Clara McLeod, left, widow of Dean McLeod and an earth and planetary sciences librarian, visits with Senit Kidane, a winner of the Dean James E. McLeod
Freshman Writing Prize. The Center for the Humanities and the College of Arts & Sciences held a ceremony April 9, during which leaders announced the first winners of the writing prize. (Credit: Kevin Lowder)

The winning entries were:

1) “Not Your Ordinary Schoolyard Hustle: Black Women in the Underground Economies of the 1920s,” by Kidane, for her class “African-American Women’s History: Sexuality, Violence and the Love of Hip-Hop.” The paper explores black women’s roles in the aftermath of World War I and their involvement in the complex illegal economies of the time, being active, and sometimes leaders, in prostitution and bootlegging operations, for example. Kidane is majoring in anthropology and in African and African-American studies.

Claudia Vaughan, left, the other winner of this year’s McLeod Freshman Writing Prize, shows her certificate to
Erin McGlothlin, PhD, interim director of the Center for the Humanities and associate professor of German. (Credit: Kevin Lowder)

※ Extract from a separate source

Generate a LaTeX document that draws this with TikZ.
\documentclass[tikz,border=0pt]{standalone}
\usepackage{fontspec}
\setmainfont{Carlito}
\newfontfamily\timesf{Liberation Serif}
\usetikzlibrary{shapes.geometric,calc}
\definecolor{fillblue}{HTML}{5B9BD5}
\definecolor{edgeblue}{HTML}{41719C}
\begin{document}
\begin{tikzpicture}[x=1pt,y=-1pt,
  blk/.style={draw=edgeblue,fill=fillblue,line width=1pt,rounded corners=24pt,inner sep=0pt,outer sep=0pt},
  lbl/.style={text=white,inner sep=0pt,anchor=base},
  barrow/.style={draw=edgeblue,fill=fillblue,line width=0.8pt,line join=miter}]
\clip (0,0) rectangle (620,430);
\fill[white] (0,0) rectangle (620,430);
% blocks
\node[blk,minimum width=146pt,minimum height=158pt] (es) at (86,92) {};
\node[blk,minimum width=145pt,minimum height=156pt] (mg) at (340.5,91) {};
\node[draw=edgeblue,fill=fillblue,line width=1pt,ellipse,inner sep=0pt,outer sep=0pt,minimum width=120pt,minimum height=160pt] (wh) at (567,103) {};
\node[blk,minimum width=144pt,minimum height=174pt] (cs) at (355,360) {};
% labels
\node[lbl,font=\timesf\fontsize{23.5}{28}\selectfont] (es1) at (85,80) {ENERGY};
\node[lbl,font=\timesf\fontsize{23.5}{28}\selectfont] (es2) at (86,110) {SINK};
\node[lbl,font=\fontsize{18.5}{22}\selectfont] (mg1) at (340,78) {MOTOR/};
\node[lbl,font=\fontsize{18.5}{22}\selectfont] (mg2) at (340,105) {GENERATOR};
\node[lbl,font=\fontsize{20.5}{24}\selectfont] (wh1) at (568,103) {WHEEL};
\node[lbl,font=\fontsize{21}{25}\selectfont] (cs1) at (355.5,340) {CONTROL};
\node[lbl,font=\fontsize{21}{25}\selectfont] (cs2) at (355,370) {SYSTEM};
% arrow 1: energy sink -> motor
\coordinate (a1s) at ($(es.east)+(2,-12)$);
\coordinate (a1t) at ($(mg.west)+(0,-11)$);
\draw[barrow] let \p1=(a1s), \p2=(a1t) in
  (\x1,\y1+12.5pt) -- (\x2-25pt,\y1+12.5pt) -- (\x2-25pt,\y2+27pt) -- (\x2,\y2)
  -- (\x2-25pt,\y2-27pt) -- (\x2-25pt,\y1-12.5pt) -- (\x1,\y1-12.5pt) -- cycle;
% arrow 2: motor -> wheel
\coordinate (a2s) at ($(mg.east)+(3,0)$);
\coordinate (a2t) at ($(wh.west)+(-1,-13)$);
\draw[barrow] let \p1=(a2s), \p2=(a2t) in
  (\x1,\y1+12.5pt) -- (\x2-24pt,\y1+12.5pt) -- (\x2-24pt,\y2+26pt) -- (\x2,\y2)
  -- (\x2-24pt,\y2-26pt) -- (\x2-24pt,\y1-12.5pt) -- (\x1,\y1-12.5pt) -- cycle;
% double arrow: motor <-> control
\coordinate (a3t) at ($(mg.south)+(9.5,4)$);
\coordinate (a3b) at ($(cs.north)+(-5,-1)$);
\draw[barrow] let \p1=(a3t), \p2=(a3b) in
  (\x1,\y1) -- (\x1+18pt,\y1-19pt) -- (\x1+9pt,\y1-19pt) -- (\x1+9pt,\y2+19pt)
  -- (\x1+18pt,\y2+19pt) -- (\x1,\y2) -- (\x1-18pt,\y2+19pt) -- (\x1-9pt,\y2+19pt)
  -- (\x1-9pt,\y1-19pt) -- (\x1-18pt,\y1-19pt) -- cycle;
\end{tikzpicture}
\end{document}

2) “Call Me You Need Me,” by Vaughan, a film and media studies major, for her Writing 1 class. The paper is a memoir of Vaughan’s Chinese immigrant grandfather’s journey to and experience in the United States.

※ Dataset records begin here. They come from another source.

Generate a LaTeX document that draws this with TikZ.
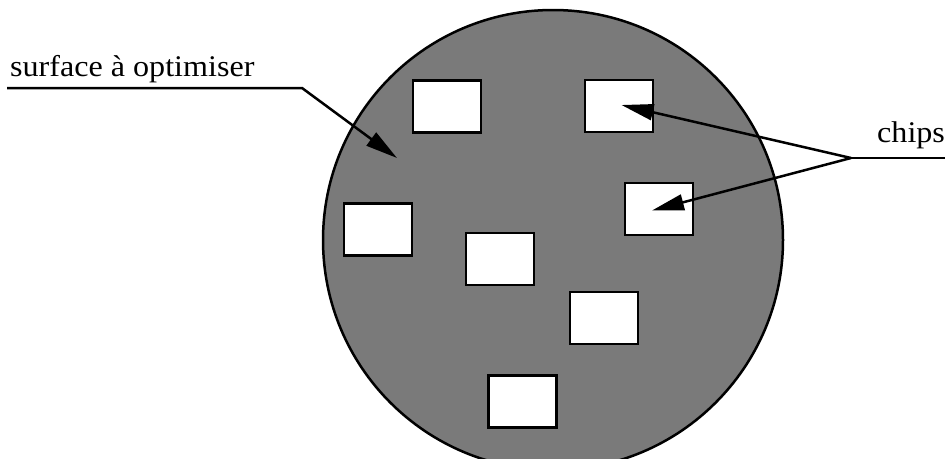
\documentclass[tikz,border=0pt]{standalone}
\usepackage{fontspec}
\setmainfont{Liberation Serif}
\usetikzlibrary{arrows.meta}
\begin{document}
\begin{tikzpicture}[x=1pt,y=-1pt,
  chipbox/.style={draw=black,line width=2.5pt,fill=white,minimum width=68pt,minimum height=52pt,inner sep=0pt},
  leader/.style={line width=2.5pt,-{Triangle[length=32pt,width=16pt]}},
  lbl/.style={font=\fontsize{30}{34}\selectfont,inner sep=0pt,anchor=base west}]
\useasboundingbox (0,0) rectangle (945,458);
\fill[white] (0,0) rectangle (945,458);
\begin{scope}
\clip (0,0) rectangle (945,458);
\draw[line width=2.5pt,fill=black!52] (553,240) circle[radius=230];
\end{scope}
\node[chipbox] (c1) at (447,106.5) {};
\node[chipbox] (c2) at (619,106) {};
\node[chipbox] (c3) at (659,209) {};
\node[chipbox] (c4) at (378,229.5) {};
\node[chipbox] (c5) at (500,259) {};
\node[chipbox] (c6) at (604,318) {};
\node[chipbox] (c7) at (522.5,401.5) {};
\node[lbl] (surf) at (10,76) {\scalebox{1.07}[1]{surface à optimiser}};
\node[lbl] (chips) at (877,142) {\scalebox{1.07}[1]{chips}};
\coordinate (sstart) at (7,88);
\coordinate (sbend) at (302,88);
\coordinate (stip) at (397,158);
\coordinate (cend) at (945,158);
\coordinate (cfork) at (851,158);
\coordinate (t2) at (621.5,105);
\coordinate (t3) at (652,210.5);
\draw[leader] (sstart) -- (sbend) -- (stip);
\draw[line width=2.5pt] (cend) -- (cfork);
\draw[leader] (cfork) -- (t2);
\draw[leader] (cfork) -- (t3);
\end{tikzpicture}
\end{document}
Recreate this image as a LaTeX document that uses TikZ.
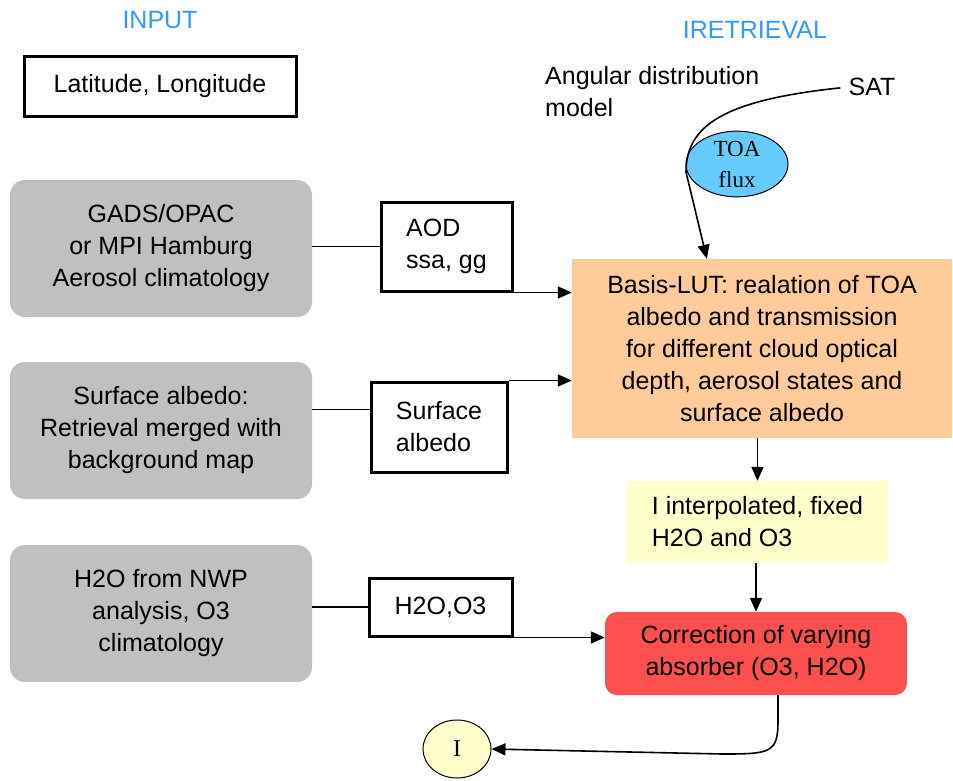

Sowande’ Mustakeem, PhD, assistant professor in history and in the African and African-American Studies program, both in Arts & Sciences, created the writing contest. The center provides prize money and the College of Arts & Sciences offers administrative support, an example of the creative initiatives that are possible when faculty and administrators work in collaboration to support students.

Mustakeem, academic coordinator of the writing prize, said she had planned to approach McLeod about creating a writing contest exclusively for freshmen because in other competitions on campus, their work often was compared to juniors and seniors more versed in the research and writing process. After McLeod died, it became a logical way to honor his life and his concern for students and the value of an education, she said.

“It’s helping to extend Dean McLeod’s legacy,” she said. “This is an opportunity for freshmen to see themselves as scholars in the making.”

A committee reviewed and narrowed the entries — 23 in all were submitted in the contest’s first year — and selected finalists for the inaugural awards. The two winners learned of their success at a ceremony in the Women’s Building Formal Lounge April 9. They received $250, a framed certificate and the opportunity to have their work published through the Center for the Humanities.

Upon McLeod’s death, Chancellor Mark S. Wrighton remembered the man as one of WUSTL’s “greatest citizens and leaders.” McLeod first joined the university in 1974 as an assistant professor of German and held several administrative positions throughout the years.

Provost Edward S. Macias, PhD, and several others made remarks at the writing prize ceremony.

The long-term goal of the writing prize is to encourage students to begin conducting research early in their undergraduate careers. It likewise will help faculty identify and nurture incoming students who show the potential to become strong researchers in the humanities and social sciences.